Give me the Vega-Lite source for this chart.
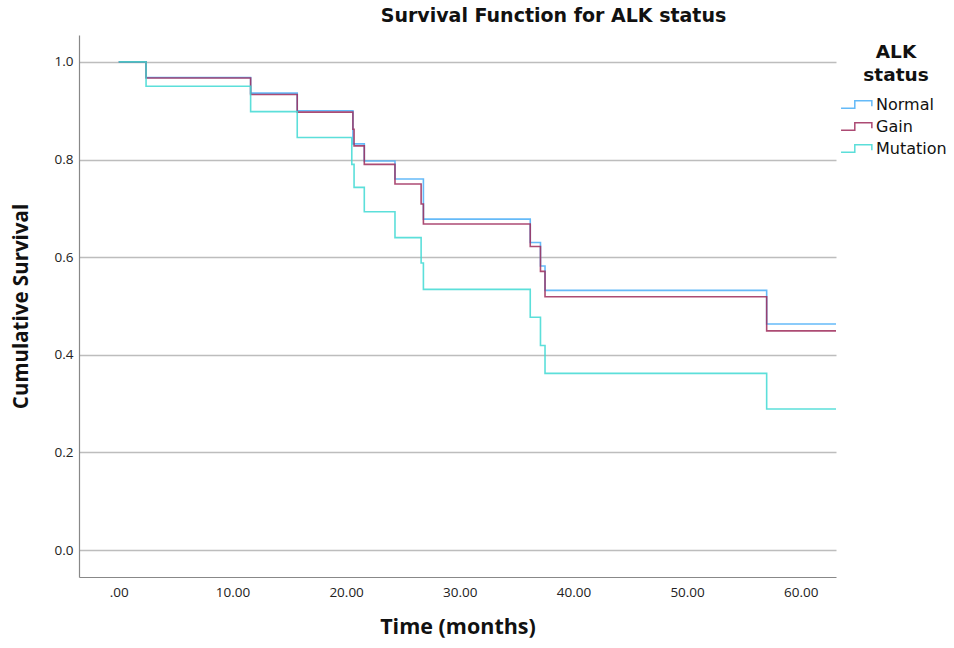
{
  "$schema": "https://vega.github.io/schema/vega-lite/v6.json",
  "width": 757,
  "height": 542,
  "autosize": {"type": "none"},
  "padding": {"left": 79, "top": 35, "right": 118, "bottom": 71},
  "background": "white",
  "config": {"view": {"stroke": null}, "font": "Open Sans"},
  "title": {
    "text": "Survival Function for ALK status",
    "fontSize": 19,
    "fontWeight": "bold",
    "color": "#111111",
    "font": "DejaVu Sans",
    "anchor": "middle",
    "frame": "group",
    "dx": 96,
    "offset": 9
  },
  "data": {
    "values": [
      {"group": "Normal", "t": 0, "s": 1.0},
      {"group": "Normal", "t": 2.4, "s": 0.968},
      {"group": "Normal", "t": 11.6, "s": 0.936},
      {"group": "Normal", "t": 15.7, "s": 0.900},
      {"group": "Normal", "t": 20.6, "s": 0.832},
      {"group": "Normal", "t": 21.6, "s": 0.797},
      {"group": "Normal", "t": 24.3, "s": 0.760},
      {"group": "Normal", "t": 26.8, "s": 0.678},
      {"group": "Normal", "t": 36.2, "s": 0.630},
      {"group": "Normal", "t": 37.1, "s": 0.582},
      {"group": "Normal", "t": 37.5, "s": 0.532},
      {"group": "Normal", "t": 57.0, "s": 0.463},
      {"group": "Normal", "t": 63.1, "s": 0.463},
      {"group": "Gain", "t": 0, "s": 1.0},
      {"group": "Gain", "t": 2.4, "s": 0.967},
      {"group": "Gain", "t": 11.6, "s": 0.933},
      {"group": "Gain", "t": 15.7, "s": 0.897},
      {"group": "Gain", "t": 20.6, "s": 0.862},
      {"group": "Gain", "t": 20.7, "s": 0.828},
      {"group": "Gain", "t": 21.6, "s": 0.790},
      {"group": "Gain", "t": 24.3, "s": 0.750},
      {"group": "Gain", "t": 26.6, "s": 0.709},
      {"group": "Gain", "t": 26.8, "s": 0.668},
      {"group": "Gain", "t": 36.2, "s": 0.622},
      {"group": "Gain", "t": 37.1, "s": 0.571},
      {"group": "Gain", "t": 37.5, "s": 0.519},
      {"group": "Gain", "t": 57.0, "s": 0.449},
      {"group": "Gain", "t": 63.1, "s": 0.449},
      {"group": "Mutation", "t": 0, "s": 1.0},
      {"group": "Mutation", "t": 2.4, "s": 0.950},
      {"group": "Mutation", "t": 11.6, "s": 0.898},
      {"group": "Mutation", "t": 15.7, "s": 0.845},
      {"group": "Mutation", "t": 20.5, "s": 0.790},
      {"group": "Mutation", "t": 20.7, "s": 0.743},
      {"group": "Mutation", "t": 21.6, "s": 0.693},
      {"group": "Mutation", "t": 24.3, "s": 0.640},
      {"group": "Mutation", "t": 26.6, "s": 0.588},
      {"group": "Mutation", "t": 26.8, "s": 0.534},
      {"group": "Mutation", "t": 36.2, "s": 0.477},
      {"group": "Mutation", "t": 37.1, "s": 0.419},
      {"group": "Mutation", "t": 37.5, "s": 0.362},
      {"group": "Mutation", "t": 57.0, "s": 0.289},
      {"group": "Mutation", "t": 63.1, "s": 0.289}
    ]
  },
  "mark": {"type": "line", "interpolate": "step-after", "strokeWidth": 1.6, "opacity": 0.85, "clip": true},
  "encoding": {
    "x": {
      "field": "t",
      "type": "quantitative",
      "scale": {"domain": [-3.5, 63.1], "nice": false, "zero": false},
      "axis": {
        "title": "Time (months)",
        "values": [0, 10, 20, 30, 40, 50, 60],
        "labelExpr": "datum.value == 0 ? '.00' : format(datum.value, '.2f')",
        "grid": false,
        "ticks": false,
        "domainColor": "#888888",
        "domainWidth": 1.2,
        "labelFont": "Open Sans",
        "labelFontSize": 13.5,
        "labelColor": "#222222",
        "labelPadding": 8,
        "titleFont": "Open Sans",
        "titleFontSize": 21.5,
        "titleFontWeight": "bold",
        "titleColor": "#111111",
        "titlePadding": 18
      }
    },
    "y": {
      "field": "s",
      "type": "quantitative",
      "scale": {"domain": [-0.055, 1.055], "nice": false, "zero": false},
      "axis": {
        "title": "Cumulative Survival",
        "values": [0, 0.2, 0.4, 0.6, 0.8, 1.0],
        "format": ".1f",
        "grid": true,
        "gridColor": "#bdbdbd",
        "gridWidth": 1.3,
        "ticks": false,
        "domainColor": "#888888",
        "domainWidth": 1.2,
        "labelFont": "Open Sans",
        "labelFontSize": 13.5,
        "labelColor": "#222222",
        "labelPadding": 6,
        "titleFont": "Open Sans",
        "titleFontSize": 20.5,
        "titleFontWeight": "bold",
        "titleColor": "#111111",
        "titlePadding": 23
      }
    },
    "stroke": {
      "field": "group",
      "type": "nominal",
      "scale": {"domain": ["Normal", "Gain", "Mutation"], "range": ["#4aaef7", "#9e2b5b", "#3fd9d3"]},
      "legend": {
        "title": ["ALK", "status"],
        "orient": "none",
        "legendX": 766,
        "legendY": 8,
        "titleFont": "DejaVu Sans",
        "titleFontSize": 18.5,
        "titleFontWeight": "bold",
        "titleColor": "#111111",
        "titleAlign": "center",
        "titleAnchor": "middle",
        "titleLineHeight": 23,
        "titlePadding": 8,
        "symbolType": "M-1.45,0.35L-0.2,0.35L-0.2,-0.35L1.35,-0.35L1.35,0.15",
        "symbolSize": 484,
        "symbolStrokeWidth": 1.5,
        "symbolFillColor": "transparent",
        "labelFont": "DejaVu Sans",
        "labelFontSize": 16,
        "labelColor": "#111111",
        "labelOffset": 7,
        "rowPadding": 2
      }
    }
  }
}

━━━━━━━━━━

→ **Problem to solve**: Leave the pictures out, and print every line of the listing exactly as written.

→ **Full output**:
Give me the Vega-Lite source for this chart.
{
  "$schema": "https://vega.github.io/schema/vega-lite/v6.json",
  "width": 757,
  "height": 542,
  "autosize": {"type": "none"},
  "padding": {"left": 79, "top": 35, "right": 118, "bottom": 71},
  "background": "white",
  "config": {"view": {"stroke": null}, "font": "Open Sans"},
  "title": {
    "text": "Survival Function for ALK status",
    "fontSize": 19,
    "fontWeight": "bold",
    "color": "#111111",
    "font": "DejaVu Sans",
    "anchor": "middle",
    "frame": "group",
    "dx": 96,
    "offset": 9
  },
  "data": {
    "values": [
      {"group": "Normal", "t": 0, "s": 1.0},
      {"group": "Normal", "t": 2.4, "s": 0.968},
      {"group": "Normal", "t": 11.6, "s": 0.936},
      {"group": "Normal", "t": 15.7, "s": 0.900},
      {"group": "Normal", "t": 20.6, "s": 0.832},
      {"group": "Normal", "t": 21.6, "s": 0.797},
      {"group": "Normal", "t": 24.3, "s": 0.760},
      {"group": "Normal", "t": 26.8, "s": 0.678},
      {"group": "Normal", "t": 36.2, "s": 0.630},
      {"group": "Normal", "t": 37.1, "s": 0.582},
      {"group": "Normal", "t": 37.5, "s": 0.532},
      {"group": "Normal", "t": 57.0, "s": 0.463},
      {"group": "Normal", "t": 63.1, "s": 0.463},
      {"group": "Gain", "t": 0, "s": 1.0},
      {"group": "Gain", "t": 2.4, "s": 0.967},
      {"group": "Gain", "t": 11.6, "s": 0.933},
      {"group": "Gain", "t": 15.7, "s": 0.897},
      {"group": "Gain", "t": 20.6, "s": 0.862},
      {"group": "Gain", "t": 20.7, "s": 0.828},
      {"group": "Gain", "t": 21.6, "s": 0.790},
      {"group": "Gain", "t": 24.3, "s": 0.750},
      {"group": "Gain", "t": 26.6, "s": 0.709},
      {"group": "Gain", "t": 26.8, "s": 0.668},
      {"group": "Gain", "t": 36.2, "s": 0.622},
      {"group": "Gain", "t": 37.1, "s": 0.571},
      {"group": "Gain", "t": 37.5, "s": 0.519},
      {"group": "Gain", "t": 57.0, "s": 0.449},
      {"group": "Gain", "t": 63.1, "s": 0.449},
      {"group": "Mutation", "t": 0, "s": 1.0},
      {"group": "Mutation", "t": 2.4, "s": 0.950},
      {"group": "Mutation", "t": 11.6, "s": 0.898},
      {"group": "Mutation", "t": 15.7, "s": 0.845},
      {"group": "Mutation", "t": 20.5, "s": 0.790},
      {"group": "Mutation", "t": 20.7, "s": 0.743},
      {"group": "Mutation", "t": 21.6, "s": 0.693},
      {"group": "Mutation", "t": 24.3, "s": 0.640},
      {"group": "Mutation", "t": 26.6, "s": 0.588},
      {"group": "Mutation", "t": 26.8, "s": 0.534},
      {"group": "Mutation", "t": 36.2, "s": 0.477},
      {"group": "Mutation", "t": 37.1, "s": 0.419},
      {"group": "Mutation", "t": 37.5, "s": 0.362},
      {"group": "Mutation", "t": 57.0, "s": 0.289},
      {"group": "Mutation", "t": 63.1, "s": 0.289}
    ]
  },
  "mark": {"type": "line", "interpolate": "step-after", "strokeWidth": 1.6, "opacity": 0.85, "clip": true},
  "encoding": {
    "x": {
      "field": "t",
      "type": "quantitative",
      "scale": {"domain": [-3.5, 63.1], "nice": false, "zero": false},
      "axis": {
        "title": "Time (months)",
        "values": [0, 10, 20, 30, 40, 50, 60],
        "labelExpr": "datum.value == 0 ? '.00' : format(datum.value, '.2f')",
        "grid": false,
        "ticks": false,
        "domainColor": "#888888",
        "domainWidth": 1.2,
        "labelFont": "Open Sans",
        "labelFontSize": 13.5,
        "labelColor": "#222222",
        "labelPadding": 8,
        "titleFont": "Open Sans",
        "titleFontSize": 21.5,
        "titleFontWeight": "bold",
        "titleColor": "#111111",
        "titlePadding": 18
      }
    },
    "y": {
      "field": "s",
      "type": "quantitative",
      "scale": {"domain": [-0.055, 1.055], "nice": false, "zero": false},
      "axis": {
        "title": "Cumulative Survival",
        "values": [0, 0.2, 0.4, 0.6, 0.8, 1.0],
        "format": ".1f",
        "grid": true,
        "gridColor": "#bdbdbd",
        "gridWidth": 1.3,
        "ticks": false,
        "domainColor": "#888888",
        "domainWidth": 1.2,
        "labelFont": "Open Sans",
        "labelFontSize": 13.5,
        "labelColor": "#222222",
        "labelPadding": 6,
        "titleFont": "Open Sans",
        "titleFontSize": 20.5,
        "titleFontWeight": "bold",
        "titleColor": "#111111",
        "titlePadding": 23
      }
    },
    "stroke": {
      "field": "group",
      "type": "nominal",
      "scale": {"domain": ["Normal", "Gain", "Mutation"], "range": ["#4aaef7", "#9e2b5b", "#3fd9d3"]},
      "legend": {
        "title": ["ALK", "status"],
        "orient": "none",
        "legendX": 766,
        "legendY": 8,
        "titleFont": "DejaVu Sans",
        "titleFontSize": 18.5,
        "titleFontWeight": "bold",
        "titleColor": "#111111",
        "titleAlign": "center",
        "titleAnchor": "middle",
        "titleLineHeight": 23,
        "titlePadding": 8,
        "symbolType": "M-1.45,0.35L-0.2,0.35L-0.2,-0.35L1.35,-0.35L1.35,0.15",
        "symbolSize": 484,
        "symbolStrokeWidth": 1.5,
        "symbolFillColor": "transparent",
        "labelFont": "DejaVu Sans",
        "labelFontSize": 16,
        "labelColor": "#111111",
        "labelOffset": 7,
        "rowPadding": 2
      }
    }
  }
}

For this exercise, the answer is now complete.